Cubicle Bard

Rebellion
Sometimes I’d just leave the office. I didn’t tell anyone I was leaving. I’d just go home, watch TV, and make a sandwich. I didn’t need to do anything crazy, it was more about the intrigue of being AWOL. You miss that when you’re working for yourself.

The Terror
The day some of my colleagues were fired, there was one guy who stuck around for hours, trying to get various people in the office to tell him why he’d been fired. It dragged out so long, it became surreal, and then it became menacing. His entire self-worth balanced on knowing why that decision had been made.

Ethics
Idiocy is on wide display at any workplace, but it really behooves you to treat everyone with respect, even if they don’t deserve it.
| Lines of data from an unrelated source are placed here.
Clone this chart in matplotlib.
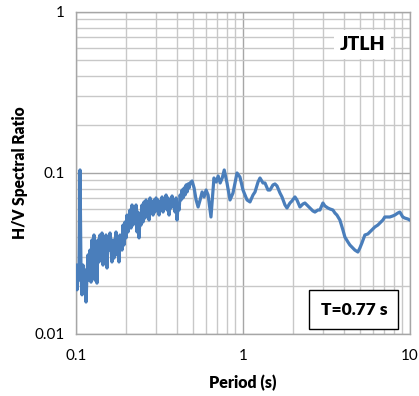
import matplotlib
matplotlib.use("Agg")
import matplotlib.pyplot as plt
from matplotlib.ticker import FixedLocator, NullFormatter

plt.rcParams['font.family'] = ['Lato', 'DejaVu Sans']

# H/V curve (period in s, spectral ratio)
period = [
    0.1000, 0.1014, 0.1028, 0.1042, 0.1057, 0.1072, 0.1086, 0.1101, 0.1117, 0.1132,
    0.1148, 0.1164, 0.1180, 0.1196, 0.1213, 0.1230, 0.1247, 0.1264, 0.1281, 0.1299,
    0.1317, 0.1335, 0.1354, 0.1373, 0.1392, 0.1411, 0.1431, 0.1451, 0.1471, 0.1491,
    0.1512, 0.1533, 0.1554, 0.1576, 0.1598, 0.1642, 0.1665, 0.1688, 0.1736, 0.1760,
    0.1784, 0.1809, 0.1834, 0.1886, 0.1912, 0.1938, 0.1965, 0.1993, 0.2020, 0.2048,
    0.2106, 0.2135, 0.2165, 0.2195, 0.2225, 0.2256, 0.2288, 0.2320, 0.2352, 0.2385,
    0.2418, 0.2451, 0.2485, 0.2520, 0.2555, 0.2591, 0.2627, 0.2663, 0.2700, 0.2738,
    0.2776, 0.2814, 0.2853, 0.2893, 0.2933, 0.2974, 0.3015, 0.3057, 0.3100, 0.3143,
    0.3187, 0.3231, 0.3276, 0.3321, 0.3367, 0.3414, 0.3462, 0.3510, 0.3559, 0.3608,
    0.3658, 0.3709, 0.3761, 0.3813, 0.3866, 0.3920, 0.3974, 0.4029, 0.4085, 0.4142,
    0.4200, 0.4258, 0.4317, 0.4377, 0.4438, 0.4500, 0.4563, 0.4626, 0.4690, 0.4756,
    0.4822, 0.4957, 0.5096, 0.5238, 0.5385, 0.5536, 0.569, 0.585, 0.601, 0.618,
    0.643, 0.670, 0.691, 0.710, 0.730, 0.751, 0.772, 0.802, 0.836, 0.871,
    0.921, 0.959, 1.000, 1.057, 1.101, 1.148, 1.180, 1.230, 1.264, 1.317,
    1.354, 1.411, 1.451, 1.512, 1.554, 1.598, 1.665, 1.712, 1.784, 1.834,
    1.911, 1.964, 2.047, 2.104, 2.193, 2.285, 2.349, 2.448, 2.517, 2.622,
    2.696, 2.810, 2.888, 3.010, 3.095, 3.225, 3.316, 3.455, 3.552, 3.651,
    3.805, 3.965, 4.076, 4.247, 4.366, 4.550, 4.677, 4.874, 5.011, 5.151,
    5.368, 5.593, 5.750, 5.992, 6.160, 6.419, 6.599, 6.876, 7.069, 7.366,
    7.573, 7.891, 8.113, 8.454, 8.691, 9.056, 9.311, 9.702, 9.974,
]
hv_ratio = [
    0.0268, 0.0188, 0.0250, 0.0216, 0.1044, 0.0233, 0.0175, 0.0268, 0.0188, 0.0250,
    0.0158, 0.0233, 0.0310, 0.0216, 0.0332, 0.0210, 0.0384, 0.0250, 0.0412, 0.0216,
    0.0332, 0.0207, 0.0384, 0.0280, 0.0412, 0.0310, 0.0424, 0.0268, 0.0384, 0.0296,
    0.0412, 0.0257, 0.0395, 0.0332, 0.0424, 0.0280, 0.0384, 0.0296, 0.0430, 0.0310,
    0.0384, 0.0280, 0.0412, 0.0332, 0.0475, 0.0357, 0.0496, 0.0395, 0.0548, 0.0430,
    0.0589, 0.0455, 0.0633, 0.0475, 0.0589, 0.0525, 0.0633, 0.0430, 0.0572, 0.0395,
    0.0541, 0.0475, 0.0633, 0.0496, 0.0661, 0.0525, 0.0680, 0.0548, 0.0633, 0.0510,
    0.0700, 0.0572, 0.0661, 0.0548, 0.0680, 0.0572, 0.0700, 0.0606, 0.0680, 0.0548,
    0.0661, 0.0589, 0.0710, 0.0572, 0.0680, 0.0633, 0.0730, 0.0589, 0.0700, 0.0548,
    0.0661, 0.0606, 0.0720, 0.0633, 0.0680, 0.0572, 0.0700, 0.0510, 0.0633, 0.0589,
    0.0730, 0.0680, 0.0784, 0.0700, 0.0807, 0.0730, 0.0843, 0.0762, 0.0855, 0.0807,
    0.0867, 0.0892, 0.0807, 0.0680, 0.0615, 0.0680, 0.0762, 0.0710, 0.0784, 0.0730,
    0.0533, 0.0931, 0.0879, 0.0958, 0.0867, 0.0931, 0.1044, 0.0867, 0.0680, 0.0751,
    0.1000, 0.0944, 0.0784, 0.0680, 0.0661, 0.0730, 0.0762, 0.0879, 0.0931, 0.0867,
    0.0867, 0.0784, 0.0784, 0.0843, 0.0855, 0.0831, 0.0751, 0.0710, 0.0633, 0.0606,
    0.0651, 0.0670, 0.0710, 0.0680, 0.0615, 0.0642, 0.0651, 0.0624, 0.0606, 0.0581,
    0.0572, 0.0589, 0.0589, 0.0651, 0.0624, 0.0606, 0.0598, 0.0589, 0.0564, 0.0548,
    0.0510, 0.0443, 0.0400, 0.0373, 0.0357, 0.0342, 0.0332, 0.0323, 0.0342, 0.0367,
    0.0412, 0.0418, 0.0430, 0.0449, 0.0462, 0.0475, 0.0489, 0.0510, 0.0533, 0.0533,
    0.0533, 0.0541, 0.0548, 0.0564, 0.0572, 0.0533, 0.0525, 0.0518, 0.0510,
]

station = "JTLH"
peak_label = "T=0.77 s"

fig = plt.figure(figsize=(4.19, 3.96), dpi=100)
ax = fig.add_axes([0.1814, 0.1566, 0.7971, 0.8131])

ax.plot(period, hv_ratio, color='#4a7ebb', linewidth=2.3, zorder=3)

ax.set_xscale('log')
ax.set_yscale('log')
ax.set_xlim(0.1, 10)
ax.set_ylim(0.01, 1)

ax.xaxis.set_major_locator(FixedLocator([0.1, 1, 10]))
ax.yaxis.set_major_locator(FixedLocator([0.01, 0.1, 1]))
ax.set_xticklabels(['0.1', '1', '10'])
ax.set_yticklabels(['0.01', '0.1', '1'])
ax.xaxis.set_minor_formatter(NullFormatter())
ax.yaxis.set_minor_formatter(NullFormatter())
ax.tick_params(which='both', length=0, labelsize=11, colors='black')
ax.tick_params(axis='x', pad=11)
ax.tick_params(axis='y', pad=8)

ax.grid(which='major', color='#a6a6a6', linewidth=1.0)
ax.grid(which='minor', color='#c8c8c8', linewidth=1.0)
ax.set_axisbelow(True)
for s in ax.spines.values():
    s.set_color('#a6a6a6')
    s.set_linewidth(1.0)

ax.set_xlabel('Period (s)', fontsize=11.5, fontweight='heavy', labelpad=8)
ax.set_ylabel('H/V Spectral Ratio', fontsize=11.2, fontweight='heavy', labelpad=5)

ax.text(0.858, 0.90, station, transform=ax.transAxes, fontsize=14,
        fontweight='heavy', ha='center', va='center', zorder=4,
        bbox=dict(boxstyle='square,pad=0.3', facecolor='white', edgecolor='none'))
ax.text(0.832, 0.076, peak_label, transform=ax.transAxes, fontsize=12.5,
        fontweight='heavy', ha='center', va='center', zorder=4,
        bbox=dict(boxstyle='square,pad=0.65', facecolor='white', edgecolor='black',
                  linewidth=1.0))

fig.savefig('out.png', dpi=100)
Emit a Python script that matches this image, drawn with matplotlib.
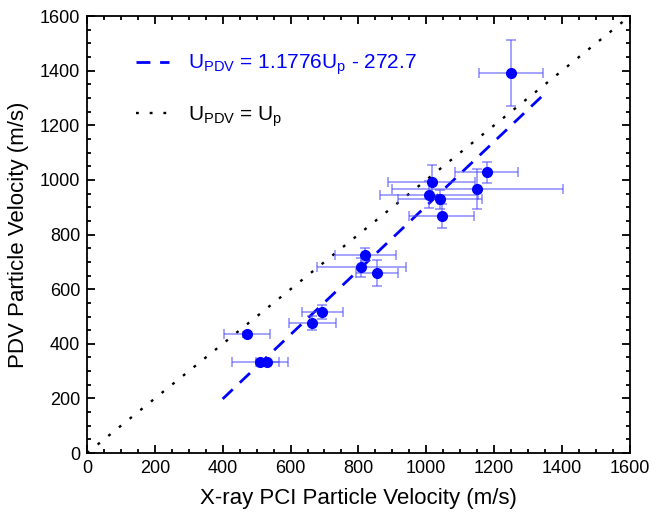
import matplotlib
matplotlib.use('Agg')
from matplotlib import pyplot as plt
from matplotlib.ticker import MultipleLocator
import numpy as np

plt.rc('font', family='Liberation Sans')
plt.rc('mathtext', fontset='custom', rm='Liberation Sans', it='Liberation Sans:italic')

# X-ray PCI particle velocity vs PDV particle velocity (m/s)
xray_vel = [1249, 1178, 1016, 1150, 1008, 1040, 1045, 820, 809, 855, 694, 664, 471, 510, 532]
pdv_vel = [1391, 1028, 993, 967, 946, 929, 869, 727, 680, 658, 517, 477, 435, 333, 333]
xray_err = [95, 92, 128, 252, 145, 124, 96, 90, 130, 63, 60, 70, 68, 82, 35]
pdv_err = [120, 38, 60, 73, 50, 34, 44, 25, 35, 48, 25, 25, 10, 8, 8]

# linear fit U_PDV = 1.1776 U_p - 272.7
slope = 1.1776
intercept = -272.7
fit_range = [400, 1350]

fig = plt.figure(figsize=(6.52, 5.19), dpi=100)
ax = fig.add_axes([0.1334, 0.127, 0.8326, 0.842])

fx = np.array(fit_range)
ax.plot(fx, slope * fx + intercept, color='blue', lw=2, dashes=(5, 3.5),
        label=r'U$_{\mathrm{PDV}}$ = 1.1776U$_{\mathrm{p}}$ - 272.7')
ax.plot([0, 1600], [0, 1600], color='black', lw=1.7, ls=(0, (1.2, 4.6)),
        label=r'U$_{\mathrm{PDV}}$ = U$_{\mathrm{p}}$')

ax.errorbar(xray_vel, pdv_vel, xerr=xray_err, yerr=pdv_err, fmt='none',
            ecolor=(0.3, 0.3, 1.0, 0.6), elinewidth=1.2, capsize=3.5, capthick=1.2)
ax.plot(xray_vel, pdv_vel, 'o', color='blue', ms=7, zorder=5)

ax.set_xlim(0, 1600)
ax.set_ylim(0, 1600)
ax.xaxis.set_major_locator(MultipleLocator(200))
ax.yaxis.set_major_locator(MultipleLocator(200))
ax.xaxis.set_minor_locator(MultipleLocator(50))
ax.yaxis.set_minor_locator(MultipleLocator(50))
ax.tick_params(which='both', direction='in', top=True, right=True, width=1.3)
ax.tick_params(which='major', length=6, labelsize=13, pad=5)
ax.tick_params(which='minor', length=3)
for s in ax.spines.values():
    s.set_linewidth(1.3)

ax.set_xlabel('X-ray PCI Particle Velocity (m/s)', fontsize=16, labelpad=8)
ax.set_ylabel('PDV Particle Velocity (m/s)', fontsize=16, labelpad=8)

leg = ax.legend(loc='upper left', frameon=False, fontsize=15, handlelength=1.6,
                handletextpad=0.9, labelspacing=1.3, bbox_to_anchor=(0.055, 0.959))
leg.get_texts()[0].set_color('blue')

fig.savefig('out.png', dpi=100)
One day, I criticized a colleague about a decision she’d made. Later, she came into my office, closed the door, and cried. I realized that nothing I could say about a bill insert or a hotel newsletter was important enough to risk making that happen.

The Outcast
There was this copywriter who was a total pariah because she was considered incompetent and maybe not fashionable. I don’t remember her ever being invited to lunch. I never really talked to her. But she was from Southern California, and when I was leaving to go to school there, she gave me all of her contact information. She wanted me to stay in touch. The discrepancy between the way she was treated and the personal gesture she made to me was so stark that I felt she’d been wronged.

Romance
The office is a romantic enabler because you’re always around the person you have a crush on. There’s no escape from, and maybe no desire to escape from, those pressure-cooker conditions. And there’s an automatic series of things you have to talk about all the time.

Comrades
One Christmas party, I got really wasted on the top of the John Hancock building. I made a mess of myself in the restroom, getting sick all over the place. And those poor saps helped me take the elevator down, all 95 floors. I thank them for that.